Echoes in a Persian Garden

Tomb said to be of Cyrus the Great

Whenever one wonders where the idea of a garden started, one finds that the Garden of Eden was first realised in Persia and travelled the world woven into prized carpets. That must explain why the gardens in India, from Kashmir to Agra, were created by Muslim invaders. I couldn’t find any Hindu gardens around their sacred trees.

View of Yazd from the ‘Temples of Silence’

Between Shiraz and Yazd lies Pasargadae where in 550 BC Cyrus the Great defeated the Mede invaders and built a palace. What is claimed to be the world’s oldest extant garden layout is surrounded by the scattered remains of his palace, temples, the welcome gates for visitors and  the unexcavated city beyond, all on a wide plain encircled by low mountains – thence the snow in winter and source of water.  Nearby, in splendid isolation, stand Cyrus’s white limestone tomb, gabled with a tomb chamber inside. Travellers in later centuries record it standing surrounded by a walled garden with many different types of trees. Traces of corner pavilions remain. We sat on the steps of Cyrus’s palace and looked across the dust-covered stones and slabs, the mind’s eye marvelling at what he might have seen.

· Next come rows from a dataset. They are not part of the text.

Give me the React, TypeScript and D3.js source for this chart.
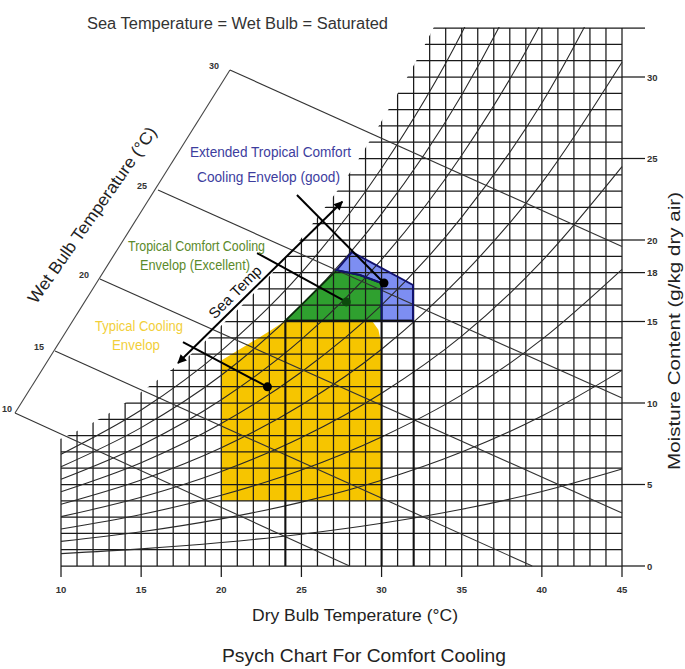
import React from 'react';
import * as d3 from 'd3';

// axis ticks
const dryBulbTicks = [10, 15, 20, 25, 30, 35, 40, 45];
const moistureTicks = [0, 5, 10, 15, 18, 20, 25, 30];
const moistureTop = 33;

// saturation curve (grid left boundary), g/kg
const satTemps = [10, 12, 14, 16, 18, 20, 22, 24, 26, 28, 30, 32, 34];
const satMoisture = [7.8, 8.8, 10.0, 11.4, 12.9, 14.75, 16.7, 18.9, 21.4, 24.1, 27.3, 30.7, 34.5];

// relative humidity curves 10%..90%
const rhTemps = [10, 15, 20, 25, 30, 35, 40, 45];
const rh10 = [0.76, 1.05, 1.44, 1.95, 2.62, 3.48, 4.57, 5.95];
const rh20 = [1.51, 2.1, 2.89, 3.92, 5.26, 6.99, 9.2, 12.0];
const rh30 = [2.27, 3.16, 4.34, 5.89, 7.92, 10.5, 13.9, 18.2];
const rh40 = [3.03, 4.22, 5.8, 7.88, 10.6, 14.1, 18.7, 24.5];
const rh50 = [3.79, 5.28, 7.26, 9.88, 13.3, 17.8, 23.5, 30.9];
const rh60 = [4.56, 6.34, 8.74, 11.9, 16.0, 21.4, 28.4, 37.5];
const rh70 = [5.32, 7.41, 10.2, 13.9, 18.8, 25.2, 33.4, 44.1];
const rh80 = [6.09, 8.49, 11.7, 16.0, 21.6, 28.9, 38.5, 51.0];
const rh90 = [6.86, 9.57, 13.2, 18.0, 24.4, 32.7, 43.7, 57.9];
const rhCurves = [rh10, rh20, rh30, rh40, rh50, rh60, rh70, rh80, rh90];

// wet bulb lines: point on the wet bulb scale -> end on the grid edge
const wetBulbLabels = ['10', '15', '20', '25', '30'];
const wbScaleT = [7.13, 9.63, 12.43, 16.05, 20.54];
const wbScaleW = [9.39, 13.19, 17.61, 23.07, 30.43];
const wbEndT = [28.0, 39.4, 45, 45, 45];
const wbEndW = [0, 0, 3.25, 10.3, 19.6];

// envelopes
const typicalT = [20, 20, 21, 22, 23, 24, 29.4, 29.8, 30, 30];
const typicalW = [4, 12.6, 13.2, 13.8, 14.4, 15.05, 15.05, 14.5, 13.6, 4];
const tropicalT = [24, 27.2, 28.65, 30, 30];
const tropicalW = [15.05, 18.15, 17.85, 17.36, 15.05];
const extendedT = [27.2, 28.15, 31.96, 31.96, 30, 30, 28.65];
const extendedW = [18.15, 19.26, 17.24, 15.05, 15.05, 17.36, 17.85];

// label leaders: start -> dot (extended, tropical, typical)
const leaderT = [24.72, 22.23, 17.61];
const leaderW = [22.76, 19.2, 13.74];
const dotT = [30.15, 27.8, 22.88];
const dotW = [17.36, 16.2, 10.99];

// sea temp arrow
const seaT = [17.3, 27.55];
const seaW = [12.45, 22.35];

const font = 'Liberation Sans, Arial, sans-serif';

export default function App() {
  const width = 685;
  const height = 669;

  const x = d3.scaleLinear().domain([10, 45]).range([61, 622]);
  const y = d3.scaleLinear().domain([0, 30]).range([566, 77]);

  const gridT = d3.range(10, 46);
  const gridW = d3.range(0, moistureTop + 1);

  const curve = d3.line<[number, number]>().curve(d3.curveMonotoneX);
  const satPath = curve(satTemps.map((t, i) => [x(t), y(satMoisture[i])])) || '';
  const clipD =
    `M${x(10) - 1},${y(0) + 2}L${x(10) - 1},${y(satMoisture[0])}` +
    satPath.replace(/^M/, 'L') +
    `L${x(45) + 2},${y(satMoisture[satMoisture.length - 1])}L${x(45) + 2},${y(0) + 2}Z`;

  const poly = (ts: number[], ws: number[]) =>
    'M' + ts.map((t, i) => `${x(t)},${y(ws[i])}`).join('L') + 'Z';

  const rhPath = (ws: number[]) => curve(rhTemps.map((t, i) => [x(t), y(ws[i])])) || '';

  const n = wbScaleT.length;

  return (
    <div style={{ position: 'absolute', left: 0, top: 0 }}>
      <svg width={width} height={height} style={{ display: 'block', background: '#fff' }} fontFamily={font}>
        <defs>
          <clipPath id="satClip">
            <path d={clipD} />
          </clipPath>
          <clipPath id="topClip">
            <rect x={x(10) - 2} y={y(moistureTop) - 1} width={x(45) - x(10) + 4} height={y(0) - y(moistureTop) + 3} />
          </clipPath>
          <marker id="ah" viewBox="0 0 10 10" refX="9" refY="5" markerWidth="11" markerHeight="9"
            markerUnits="userSpaceOnUse" orient="auto-start-reverse">
            <path d="M0,0L10,5L0,10Z" fill="#000" />
          </marker>
        </defs>

        {/* title */}
        <text x={87} y={29} fontSize={16} fill="#333" textLength={301} lengthAdjust="spacingAndGlyphs">
          Sea Temperature = Wet Bulb = Saturated
        </text>

        {/* envelopes */}
        <path d={poly(typicalT, typicalW)} fill="#F6C500" />
        <path d={poly(tropicalT, tropicalW)} fill="#2FA02F" />
        <path d={poly(extendedT, extendedW)} fill="#7D8EF2" />

        {/* grid */}
        <g clipPath="url(#topClip)">
          <g clipPath="url(#satClip)">
            {gridT.map((t) => (
              <line key={'v' + t} x1={x(t)} x2={x(t)} y1={y(0)} y2={y(moistureTop)} stroke="#1a1a1a" strokeWidth={1.25} />
            ))}
            {gridW.map((w) => (
              <line key={'h' + w} x1={x(10)} x2={x(45)} y1={y(w)} y2={y(w)} stroke="#1a1a1a" strokeWidth={1.25} />
            ))}
            {rhCurves.map((ws, i) => (
              <path key={'rh' + i} d={rhPath(ws)} fill="none" stroke="#2a2a2a" strokeWidth={1.1} />
            ))}
          </g>
        </g>

        {/* wet bulb scale */}
        <line x1={x(wbScaleT[0])} y1={y(wbScaleW[0])} x2={x(wbScaleT[n - 1])} y2={y(wbScaleW[n - 1])}
          stroke="#444" strokeWidth={1.1} />
        {wbScaleT.map((t, i) => (
          <g key={'wb' + i}>
            <line x1={x(t)} y1={y(wbScaleW[i])} x2={x(wbEndT[i])} y2={y(wbEndW[i])} stroke="#333" strokeWidth={1.1} />
            <text x={i === 0 ? 7 : x(t) - 16} y={y(wbScaleW[i]) - 1} fontSize={9} fontWeight="bold" fill="#333"
              textAnchor="middle">
              {wetBulbLabels[i]}
            </text>
          </g>
        ))}

        {/* envelope edges */}
        <line x1={x(24)} x2={x(24)} y1={y(0)} y2={y(15.05)} stroke="#111" strokeWidth={2} />
        <line x1={x(30)} x2={x(30)} y1={y(0)} y2={y(15.05)} stroke="#111" strokeWidth={2} />
        <line x1={x(32)} x2={x(32)} y1={y(0)} y2={y(15.05)} stroke="#111" strokeWidth={2} />
        <path d={poly(tropicalT, tropicalW)} fill="none" stroke="#0b2e0b" strokeWidth={1.8} />
        <path d={poly(extendedT, extendedW)} fill="none" stroke="#12126e" strokeWidth={2} />
        <line x1={x(24)} x2={x(32)} y1={y(15.05)} y2={y(15.05)} stroke="#111" strokeWidth={2} />

        {/* right axis */}
        {[...moistureTicks, moistureTop].map((w) => (
          <line key={'rt' + w} x1={x(45)} x2={645} y1={y(w)} y2={y(w)} stroke="#1a1a1a" strokeWidth={1.25} />
        ))}
        {moistureTicks.map((w) => (
          <text key={'rl' + w} x={647} y={y(w) + 3.5} fontSize={9.5} fontWeight="bold" fill="#333">{w}</text>
        ))}
        <text transform={`translate(680,331) rotate(-90)`} fontSize={17} fill="#222" textAnchor="middle"
          textLength={278} lengthAdjust="spacingAndGlyphs">
          Moisture Content (g/kg dry air)
        </text>

        {/* bottom axis */}
        {dryBulbTicks.map((t) => (
          <g key={'bt' + t}>
            <line x1={x(t)} x2={x(t)} y1={y(0)} y2={y(0) + 11} stroke="#1a1a1a" strokeWidth={1.25} />
            <text x={x(t)} y={y(0) + 27} fontSize={9.5} fontWeight="bold" fill="#333" textAnchor="middle">{t}</text>
          </g>
        ))}
        <text x={252} y={621} fontSize={17} fill="#222" textLength={206} lengthAdjust="spacingAndGlyphs">
          Dry Bulb Temperature (°C)
        </text>
        <text x={222} y={662} fontSize={19} fill="#222" textLength={284} lengthAdjust="spacingAndGlyphs">
          Psych Chart For Comfort Cooling
        </text>

        {/* wet bulb title */}
        <text transform="translate(92,215) rotate(-55)" dy="0.35em" fontSize={17} fill="#222" textAnchor="middle"
          textLength={211} lengthAdjust="spacingAndGlyphs">
          Wet Bulb Temperature (°C)
        </text>

        {/* sea temp arrow */}
        <line x1={x(seaT[0])} y1={y(seaW[0])} x2={x(seaT[1])} y2={y(seaW[1])} stroke="#000" strokeWidth={2}
          markerStart="url(#ah)" markerEnd="url(#ah)" />
        <text transform="translate(235,292) rotate(-45)" dy="0.35em" fontSize={15} fill="#111" textAnchor="middle"
          textLength={68} lengthAdjust="spacingAndGlyphs">
          Sea Temp
        </text>

        {/* leaders and dots */}
        {leaderT.map((t, i) => (
          <line key={'ld' + i} x1={x(t)} y1={y(leaderW[i])} x2={x(dotT[i])} y2={y(dotW[i])} stroke="#000" strokeWidth={2} />
        ))}
        {dotT.map((t, i) => (
          <circle key={'dt' + i} cx={x(t)} cy={y(dotW[i])} r={4.5} fill={i === 1 ? '#0c4a0c' : '#000'} />
        ))}

        {/* annotation labels */}
        <g fontSize={14}>
          <text x={190} y={157} fill="#3d3d9e" textLength={161} lengthAdjust="spacingAndGlyphs">Extended Tropical Comfort</text>
          <text x={197} y={182} fill="#3d3d9e" textLength={143} lengthAdjust="spacingAndGlyphs">Cooling Envelop (good)</text>
          <text x={128} y={251} fill="#5b8a2b" textLength={137} lengthAdjust="spacingAndGlyphs">Tropical Comfort Cooling</text>
          <text x={140} y={270} fill="#5b8a2b" textLength={110} lengthAdjust="spacingAndGlyphs">Envelop (Excellent)</text>
          <text x={95} y={331} fill="#f2cf3a" textLength={88} lengthAdjust="spacingAndGlyphs">Typical Cooling</text>
          <text x={112} y={350} fill="#f2cf3a" textLength={48} lengthAdjust="spacingAndGlyphs">Envelop</text>
        </g>
      </svg>
    </div>
  );
}
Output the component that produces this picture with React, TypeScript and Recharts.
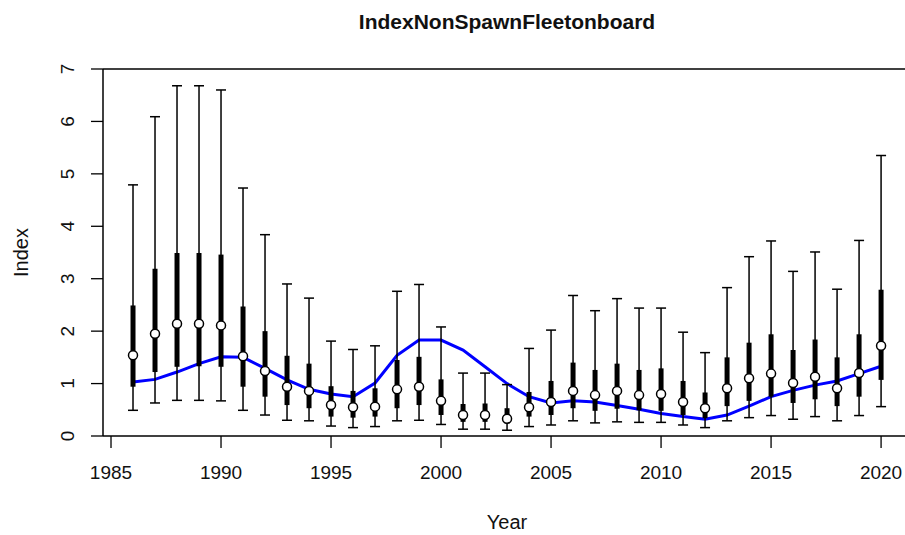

In 330 BC Alexander the Great – or not so great to Iranians – sacked Persepolis. The city was founded in 520BC by Darius I who created and unified an empire that was to be the longest lasting in the ancient world – some historians claim it was also the most efficiently ruled. Work was continued, mainly by Xerxes, until 460 BC. In the spring of each year the ruler and his court gathered there to receive the tribute of subject nations depicted in relief carvings on the superb staircase. Alexander and his army returned to Greece bringing with them memories of Persian gardens. Some would have been large-scale, like the botanic one we visited in Shiraz, all divided into squares or rectangles by major  or minor blue-tiled channels. There wide-leafed lime or plane trees give relief from the midday sun interspersed by cypresses to provide shade in the evening. The smaller gardens follow the same pattern, their flower beds crammed with pansies or petunias which, I suspect, are a more recent fashion to satisfy a demand for instant colour. All are meticulously tidy.